In too many cases, a leader’s influence is short circuited because of something under the radar – an attitude, behavior, or the way they dress. It’s called “signaling” – or sending a “signal” contrary to what you’re actually saying. Recently, Dan Ariely wrote about it in the Wall Street Journal:
“The large and colorful tail of the male peacock tells the female peacock about his strength and virility (if I can run around carrying this large and difficult tail, just imagine how strong I am). In the same way, we humans are concerned with the signals we send the people around us about who we are. Signaling is part of the reason we buy large homes, dress up in designer clothes and buy particular cars. So the answer to your question is yes. The car that you drive communicates something about you to the world. Does it matter? Yes again, because we are experts at reading these signals and making inferences about the senders.

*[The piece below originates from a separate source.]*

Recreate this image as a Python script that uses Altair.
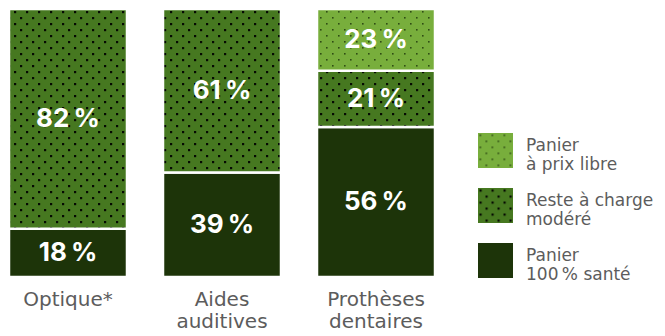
import altair as alt
import pandas as pd
import jinja2

categories = ["Optique*", "Aides auditives", "Prothèses dentaires"]
series = ["Panier à prix libre", "Reste à charge modéré", "Panier 100% santé"]
v_libre = [0, 0, 23]
v_modere = [82, 61, 21]
v_sante = [18, 39, 56]

rows = []
for i, c in enumerate(categories):
    for s, vals, order in [(series[2], v_sante, 0), (series[1], v_modere, 1), (series[0], v_libre, 2)]:
        if vals[i] > 0:
            rows.append({"cat": c, "serie": s, "value": vals[i], "ord": order,
                         "label": f"{vals[i]}\u202f%"})
df = pd.DataFrame(rows)

colors = ["url(#dotsLight)", "url(#dotsMid)", "#1d3409"]
FONT_NUM = "Inter"
FONT_LBL = "DejaVu Sans"
GRAY = "#5c5c5c"

xenc = alt.X("cat:N", sort=categories, title=None,
             scale=alt.Scale(paddingInner=0.2338, paddingOuter=0.0584),
             axis=alt.Axis(labelExpr="split(replace(datum.label, ' ', '|'), '|')",
                           labelAngle=0, domain=False, ticks=False, grid=False,
                           labelFontSize=20, labelColor=GRAY,
                           labelFont=FONT_LBL, labelPadding=12,
                           labelLineHeight=22, labelBaseline="top"))

base = alt.Chart(df).encode(
    x=xenc,
    y=alt.Y("value:Q", stack="zero", scale=alt.Scale(domain=[0, 100], nice=False), axis=None),
    order=alt.Order("ord:Q"),
)

bars = base.mark_bar(stroke="white", strokeWidth=2.5).encode(
    color=alt.Color("serie:N", sort=series,
                    scale=alt.Scale(domain=series, range=colors),
                    legend=alt.Legend(title=None, orient="none", legendX=478, legendY=124,
                                      symbolType="square", symbolSize=1225,
                                      symbolStrokeWidth=0, labelFontSize=17,
                                      labelColor=GRAY, labelFont=FONT_LBL,
                                      labelBaseline="alphabetic",
                                      labelOffset=13, rowPadding=15, padding=0,
                                      labelExpr="datum.label == 'Panier à prix libre' ? ['Panier', 'à prix libre'] : datum.label == 'Reste à charge modéré' ? ['Reste à charge', 'modéré'] : ['Panier', '100\u202f% santé']",
                                      labelLimit=200)),
)

text = base.mark_text(color="white", fontSize=26, fontWeight="bold", font=FONT_NUM,
                      baseline="middle").encode(
    y=alt.Y("mid:Q"),
    text="label:N",
).transform_stack(stack="value", groupby=["cat"], sort=[alt.SortField("ord")],
                  as_=["y0", "y1"]).transform_calculate(mid="(datum.y0 + datum.y1) / 2")

chart = alt.layer(bars, text).properties(
    width=444, height=268,
    padding={"left": 0, "top": 9, "right": 221, "bottom": 59},
    autosize=alt.AutoSizeParams(type="none"),
).configure_view(stroke=None)

TEMPLATE = jinja2.Template("""<!DOCTYPE html>
<html>
<head>
<style>body{margin:0}</style>
<script type="text/javascript" src="{{ base_url }}/vega@{{ vega_version }}"></script>
<script type="text/javascript" src="{{ base_url }}/vega-lite@{{ vegalite_version }}"></script>
<script type="text/javascript" src="{{ base_url }}/vega-embed@{{ vegaembed_version }}"></script>
</head>
<body>
<svg width="0" height="0" style="position:absolute">
<defs>
<pattern id="dotsMid" patternUnits="userSpaceOnUse" width="12" height="12">
<rect width="12" height="12" fill="#467820"/>
<rect x="2" y="2" width="2.2" height="2.2" fill="#050a02"/>
<rect x="8" y="8" width="2.2" height="2.2" fill="#050a02"/>
</pattern>
<pattern id="dotsLight" patternUnits="userSpaceOnUse" width="12" height="12">
<rect width="12" height="12" fill="#78ae3c"/>
<rect x="2" y="2" width="1.6" height="1.6" fill="#2f4d14"/>
<rect x="8" y="8" width="1.6" height="1.6" fill="#2f4d14"/>
</pattern>
</defs>
</svg>
<div id="{{ output_div }}"></div>
<script type="text/javascript">
vegaEmbed("#{{ output_div }}", {{ spec }}, {{ embed_options }}).catch(console.error);
</script>
</body>
</html>
""")

chart.save("out.html", embed_options={"renderer": "svg", "actions": False}, template=TEMPLATE)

But some questions remain. What kind of signal do you want to send? The BMW signal or the Prius signal? Maybe the signal that you buy American-made? Maybe you want to get a really old car and show people that you take really good care of it (a more subtle signal, but an interesting one). Another question is whether the cost of the signal (the cost of the car) is worth its signaling value. This depends on the nature of the people you deal with, how well they know you, how often you make first impressions, etc.”
What does this mean for Church or nonprofit leaders? It means that whatever you’re “signaling” to your audience, donors, or customers needs to coincide with your message. Don’t preach about the sanctity of marriage, and then get divorced. Don’t preach about love and then yell at your staff.
Then again, the Bible has been teaching about integrity from day one. The bottom line? Is your behavior, attitudes, style, or other “signals” supporting your message or undercutting it?